Außerdem würde eine Mehrwertsteuersenkung nicht unmittelbar wirken können, sondern erst nach dem entsprechenden Gesetzesverfahren und der Umsetzung durch Supermärkte und Einzelhandel. Die Entlastungspakete I und II setzen wir hingegen bereits um, mit der Abschaffung der EEG-Umlage, der Senkung der Energiesteuer für Kraftstoffe auf das europäische Mindestmaß, dem Heizkostenzuschuss, dem Kinder-Sofortzuschlag, der Anhebung der Pendlerpauschale, der Erhöhung des Grundfreibetrages und dem Neun-Euro-Ticket im ÖPNV.
Verena Bentele ist Präsidentin des größten deutschen Sozialverbandes Vdk, ehemalige Biathletin und war von 2014 bis 2018 Behindertenbeauftragte der Bundesregierung.
Christoph Meyer ist stellvertretender Vorsitzender der FDP-Fraktion im Bundestag, Vorsitzender des Arbeitskreises Haushalt und Finanzen und Landesvorsitzender der Berliner FDP.
Werner Hertler 15.05.2022, 14:07 Uhr:
ich bin gegen den Vorschlag von Frau Bentele. Alle Bürger providieren und der Verlust an Steuern muß auch bedacht werden. Bedürftige müssen entlastet werden. z.B. Rentner mit einer Rente von einer festgelegten Höhe, Harz IV Empfänger etc.

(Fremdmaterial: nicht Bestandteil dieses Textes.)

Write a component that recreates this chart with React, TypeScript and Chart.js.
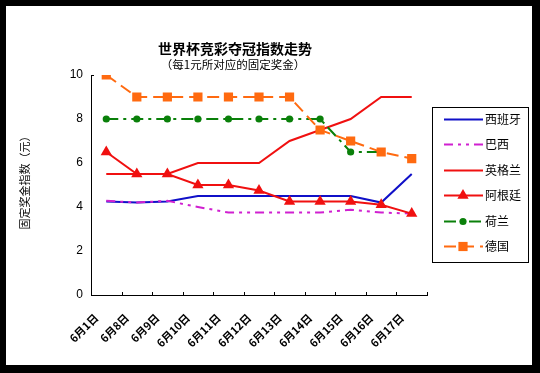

Georg Lechner 14.05.2022, 16:06 Uhr:
Ja, ein Entfall der Mehrwertsteuer auf Brot, Milch, Kartoffeln, Obst und Gemüse wäre angebracht und würde Menschen mit geringem Einkommen etwas entlasten. Die Einnahmenentfälle für die öffentliche Hand wären locker verkraftbar, würde man endlich EU-weit wirksam gegen Steuerflucht (via Briefkastenfirmen und Kryptowährungen), Geldwäsche und Bilanzbetrug vorgehen (mittels Transparanzregeln, wie in "Panama Papers" bereits 2016 angemahnt).
Ursula Schwarz 14.05.2022, 15:34 Uhr:
Bin immer wieder erstaunt, mit welcher Vehemenz unpassende Vorschläge gekippt werden. Das Gesetz zur MWST-Senkung 2020 war einfach schlecht gemacht. Es war ein Schnellschuß vergleichbar mit dem 9-Euro-Ticket. Zur Berechnung der Hartz -IV Sätze wird ein sog. Warenkorb zugrunde gelegt. Aus diesem könnte man alle Lebensmittel steuerfrei stellen.Es gibt sicher noch viele andere machbare Vorschläge. Aber der Wille muß da sein. Wo kommen eigentlich die fin. Mittel für die ständig steigenden Waffenkäufe nicht nur für den Ukraine-Krieg her?